The Buddha talked about conditioning over 2600 years ago, but now there are even more ways we have to pay attention to what’s going on. We experience conditioning from the moment we’re born. Our families, friends, neighbors, teachers, etc. tell us what we can or cannot do, who we should or should not be, etc. Then there is the societal conditioning that seeps into everything. There is the systemic racism, misogyny, homophobia, xenophobia and so on which shapes how we see others and ourselves. This can be the root of so much suffering if we don’t pay attention. I got to hear Lama Rod Owens speak to this last week. He said that although we can’t help our conditioning, we are responsible for it. Indeed we are. Take a look around and see how greed, hatred and ignorance are shaping the our world in incredibly overt ways.
The Buddhist path is one of disentangling ourselves from that conditioning and waking up to how we’re trapped by things we’re not aware of.

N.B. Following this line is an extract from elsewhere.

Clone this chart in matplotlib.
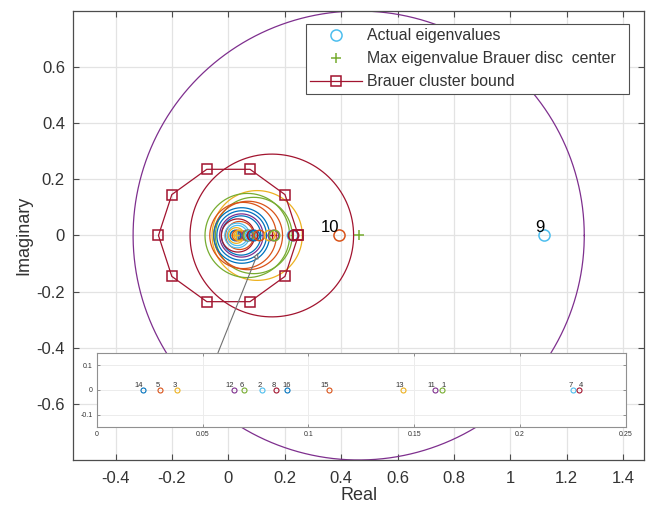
import numpy as np
import matplotlib.pyplot as plt

plt.rcParams['font.family'] = ['Liberation Sans', 'DejaVu Sans']

# MATLAB default line colours
BLUE = '#0072BD'
ORANGE = '#D95319'
YELLOW = '#EDB120'
PURPLE = '#7E2F8E'
GREEN = '#77AC30'
LBLUE = '#4DBEEE'
DRED = '#A2142F'

# eigenvalues inside the cluster (all real)
eig_labels = [14, 5, 3, 12, 6, 2, 8, 16, 15, 13, 11, 1, 7, 4]
eig_real = [0.0219, 0.0299, 0.0379, 0.0647, 0.0697, 0.0779, 0.0848, 0.0899,
            0.1098, 0.1449, 0.1599, 0.1630, 0.2249, 0.2279]
eig_colors = [BLUE, ORANGE, YELLOW, PURPLE, GREEN, LBLUE, DRED, BLUE,
              ORANGE, YELLOW, PURPLE, GREEN, LBLUE, DRED]
eig_ha = ['right', 'right', 'right', 'right', 'right', 'right', 'right', 'center',
          'right', 'right', 'right', 'left', 'right', 'left']

# eigenvalues outside the cluster
outer_labels = [10, 9]
outer_real = [0.392, 1.12]
outer_colors = [ORANGE, LBLUE]

# Brauer discs (centre on the real axis, radius)
disc_centers = [0.102, 0.067, 0.090, 0.052, 0.070, 0.047, 0.047, 0.045,
                0.046, 0.034, 0.040, 0.031, 0.032, 0.028, 0.154]
disc_radii = [0.160, 0.150, 0.136, 0.118, 0.122, 0.099, 0.088, 0.070,
              0.077, 0.059, 0.050, 0.044, 0.036, 0.028, 0.290]
disc_colors = [YELLOW, GREEN, GREEN, ORANGE, ORANGE, BLUE, BLUE, BLUE,
               PURPLE, DRED, ORANGE, LBLUE, LBLUE, YELLOW, DRED]

# disc of the dominant eigenvalue
max_disc_center = 0.462
max_disc_radius = 0.80

# polygonal cluster bound
cluster_radius = 0.248
cluster_sides = 10

xticks = [-0.4, -0.2, 0, 0.2, 0.4, 0.6, 0.8, 1, 1.2, 1.4]
xticklabels = ['-0.4', '-0.2', '0', '0.2', '0.4', '0.6', '0.8', '1', '1.2', '1.4']
yticks = [-0.6, -0.4, -0.2, 0, 0.2, 0.4, 0.6]
yticklabels = ['-0.6', '-0.4', '-0.2', '0', '0.2', '0.4', '0.6']
inset_xticks = [0, 0.05, 0.1, 0.15, 0.2, 0.25]
inset_xticklabels = ['0', '0.05', '0.1', '0.15', '0.2', '0.25']
inset_yticks = [-0.1, 0, 0.1]
inset_yticklabels = ['-0.1', '0', '0.1']

GRID = '#e3e3e3'
AXCOL = '#4d4d4d'
TXT = '#333333'

fig = plt.figure(figsize=(6.54, 5.09), dpi=100)
ax = fig.add_axes([0.1121, 0.0963, 0.8731, 0.8821])

theta = np.linspace(0, 2 * np.pi, 400)

# discs
for c, r, col in zip(disc_centers, disc_radii, disc_colors):
    ax.plot(c + r * np.cos(theta), r * np.sin(theta), color=col, lw=0.9)
    ax.plot(c, 0, '+', color=col, ms=6.5, mew=1.0)
ax.plot(max_disc_center + max_disc_radius * np.cos(theta),
        max_disc_radius * np.sin(theta), color=PURPLE, lw=0.9)
h_center, = ax.plot(max_disc_center, 0, '+', color=GREEN, ms=7, mew=1.1)

# eigenvalues
for x, col in zip(eig_real, eig_colors):
    ax.plot(x, 0, 'o', mfc='none', mec=col, ms=7.5, mew=1.1)
h_eig = None
for lab, x, col in zip(outer_labels, outer_real, outer_colors):
    h, = ax.plot(x, 0, 'o', mfc='none', mec=col, ms=8, mew=1.1)
    h_eig = h
    ax.text(x, 0.012, str(lab), ha='right', va='baseline', fontsize=12, color='black')

# cluster bound polygon
ang = np.linspace(0, 2 * np.pi, cluster_sides + 1)
h_bound, = ax.plot(cluster_radius * np.cos(ang), cluster_radius * np.sin(ang),
                   '-s', color=DRED, mfc='none', mec=DRED, ms=6.5, lw=0.9, mew=1.1)

ax.set_xlim(-0.55, 1.475)
ax.set_ylim(-0.8, 0.8)
ax.set_xticks(xticks)
ax.set_xticklabels(xticklabels)
ax.set_yticks(yticks)
ax.set_yticklabels(yticklabels)
ax.grid(True, color=GRID, lw=0.9)
ax.set_axisbelow(True)
ax.tick_params(direction='in', length=4.5, width=0.8, top=True, right=True,
               labelsize=12, colors=AXCOL, labelcolor=TXT)
ax.tick_params(axis='x', pad=8)
ax.tick_params(axis='y', pad=6)
for s in ax.spines.values():
    s.set_color(AXCOL)
    s.set_linewidth(0.9)
ax.set_xlabel('Real', fontsize=13, color=TXT, labelpad=1)
ax.set_ylabel('Imaginary', fontsize=13, color=TXT, labelpad=3)

# pointer from the zoomed strip to the cluster
ax.annotate('', xy=(0.105, -0.062), xytext=(-0.037, -0.418),
            arrowprops=dict(arrowstyle='-|>', color='#707070', lw=0.8,
                            mutation_scale=8, fc='white', shrinkA=0, shrinkB=0))

leg_left, leg_top, leg_right = 306 / 654, 1 - 24 / 509, 629.3 / 654
leg = ax.legend([h_eig, h_center, h_bound],
                ['Actual eigenvalues', 'Max eigenvalue Brauer disc  center',
                 'Brauer cluster bound'],
                loc='upper left', mode='expand',
                bbox_to_anchor=(leg_left, leg_top - 0.2, leg_right - leg_left, 0.2),
                bbox_transform=fig.transFigure, borderaxespad=0,
                fontsize=11.4, handlelength=3.27, handletextpad=0.3,
                labelspacing=0.5, borderpad=0.28,
                fancybox=False, framealpha=1, edgecolor='#505050')
leg.get_frame().set_linewidth(0.8)
for t in leg.get_texts():
    t.set_color(TXT)

# zoomed strip of the clustered eigenvalues
ins = fig.add_axes([96.7 / 654, 1 - 427.3 / 509, (626 - 96.7) / 654, (427.3 - 352.7) / 509])
for lab, x, col, ha in zip(eig_labels, eig_real, eig_colors, eig_ha):
    ins.plot(x, 0, 'o', mfc='none', mec=col, ms=3.6, mew=0.8)
    ins.text(x, 0.012, str(lab), ha=ha, va='baseline', fontsize=5.5, color=TXT)
ins.set_xlim(0, 0.25)
ins.set_ylim(-0.15, 0.15)
ins.set_xticks(inset_xticks)
ins.set_xticklabels(inset_xticklabels)
ins.set_yticks(inset_yticks)
ins.set_yticklabels(inset_yticklabels)
ins.grid(True, color='#ececec', lw=0.7)
ins.set_axisbelow(True)
ins.tick_params(direction='in', length=2.5, width=0.6, top=True, right=True,
                labelsize=5, colors='#808080', labelcolor=TXT, pad=3)
for s in ins.spines.values():
    s.set_color('#909090')
    s.set_linewidth(0.8)

fig.savefig('out.png', dpi=100)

It’s not an easy process but necessary for freedom. When we don’t pay attention we end up stuck in cycles of craving and aversion without questioning what we’re doing. We do things we don’t want to do and vice versa. It’s up to us to begin to question, especially if it causes harm to us or others. We have to be willing to look at things we may not have looked at. What does it take to cultivate a deep intimacy with our own experience, beyond preference? What does it take to find out who we were before the world got its hands on us? What does it take to wake up and pay attention and find out for ourselves what is true and what is conditioned? What does it take to ignore the fucking influencers?